Zynga, the 800-pound gorilla in the consumer online gaming space, is in a bit of hot water over a guerrilla marketing campaign that is being seen by some (including law enforcement officials) as vandalism.
Zynga's agency, Davis Elen Advertising, devised and executed a program which glued fake $25,000 dollar bills to the streets of San Francsico and New York. The campaign is to promote the company's latest game: "Mafia Wars: Las Vegas."

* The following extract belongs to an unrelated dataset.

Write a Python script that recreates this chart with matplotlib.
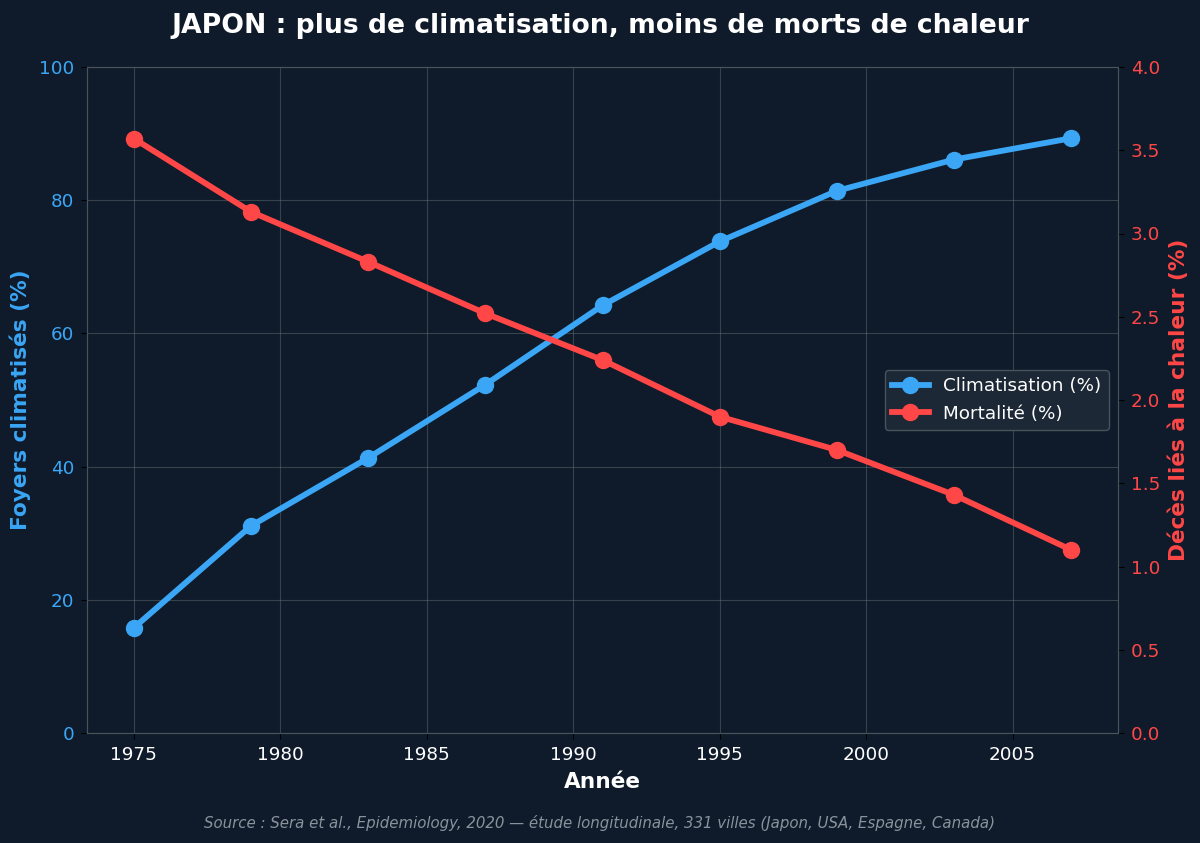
import matplotlib
matplotlib.use("Agg")
import matplotlib.pyplot as plt

plt.rcParams["font.family"] = ["DejaVu Sans"]

years = [1975, 1979, 1983, 1987, 1991, 1995, 1999, 2003, 2007]
clim = [15.8, 31.1, 41.3, 52.3, 64.2, 73.8, 81.4, 86.1, 89.3]
mort = [3.57, 3.13, 2.83, 2.52, 2.24, 1.90, 1.70, 1.43, 1.10]

BG = "#0f1b2a"
BLUE = "#3aa6f5"
RED = "#ff4747"

fig = plt.figure(figsize=(12, 8.43), dpi=100, facecolor=BG)
ax = fig.add_axes([87 / 1200, 1 - 733 / 843, (1118 - 87) / 1200, (733 - 67) / 843])
ax.set_facecolor(BG)
ax2 = ax.twinx()

l1, = ax.plot(years, clim, "-o", color=BLUE, linewidth=4.2, markersize=11.5, label="Climatisation (%)")
l2, = ax2.plot(years, mort, "-o", color=RED, linewidth=4.2, markersize=11.5, label="Mortalité (%)")

ax.set_ylim(0, 100)
ax2.set_ylim(0, 4.0)
ax.set_xticks([1975, 1980, 1985, 1990, 1995, 2000, 2005])
ax.grid(True, color="#6a737d", linewidth=0.8, alpha=0.45)

ax.set_xlabel("Année", color="white", fontsize=15.6, fontweight="bold", labelpad=6)
ax.set_ylabel("Foyers climatisés (%)", color=BLUE, fontsize=15.6, fontweight="bold", labelpad=6)
ax2.set_ylabel("Décès liés à la chaleur (%)", color=RED, fontsize=15.6, fontweight="bold", labelpad=6)

ax.tick_params(axis="x", colors="white", labelsize=13.2)
ax.tick_params(axis="y", colors=BLUE, labelsize=13.2)
ax2.tick_params(axis="y", colors=RED, labelsize=13.2)
for a in (ax, ax2):
    a.tick_params(color="black", length=4.2, pad=5)
    for s in a.spines.values():
        s.set_color("#4a525c")

leg = ax.legend(handles=[l1, l2], loc="center right", fontsize=13.2,
                facecolor="#1c2836", edgecolor="#4a525c", labelcolor="white",
                framealpha=1.0)

fig.suptitle("JAPON : plus de climatisation, moins de morts de chaleur",
             color="white", fontsize=19.2, fontweight="bold", y=0.985)
fig.text(0.5, 0.018, "Source : Sera et al., Epidemiology, 2020 — étude longitudinale, 331 villes (Japon, USA, Espagne, Canada)",
         color="#8a929c", fontsize=10.8, style="italic", ha="center")

fig.savefig("out.png", dpi=100, facecolor=BG)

The fake bills forced San Francisco's Department of Public Works cleaning crews to spend three hours steam-cleaning the glued down fliers off the sidewalk. And, for what the city attorney's office called "illegal and actionable" marketing tactics, the agency will now face legal action from the city, partly as a deterrent to future acts of vandalism.
"It's not okay to vandalize public property, and benefit from illegal advertising, and then hose it off and congratulate yourself for your clever guerrilla marketing," Matt Dorsey, spokesman for San Francisco City Attorney Dennis Herrera said.
This could be chalked up to a one-off, ill-conceived idea were it not for another stunt Zynga pulled off just the other day. The company commissioned rapper Snoop Dogg to blow up an armored truck in the middle of a Nevada desert.
They're clearly wanting to create controversy.
And, the edgy, legally questionable marketing efforts may be paying off: Zynga says three million users played Mafia Wars: Las Vegas during its first two weeks of beta play.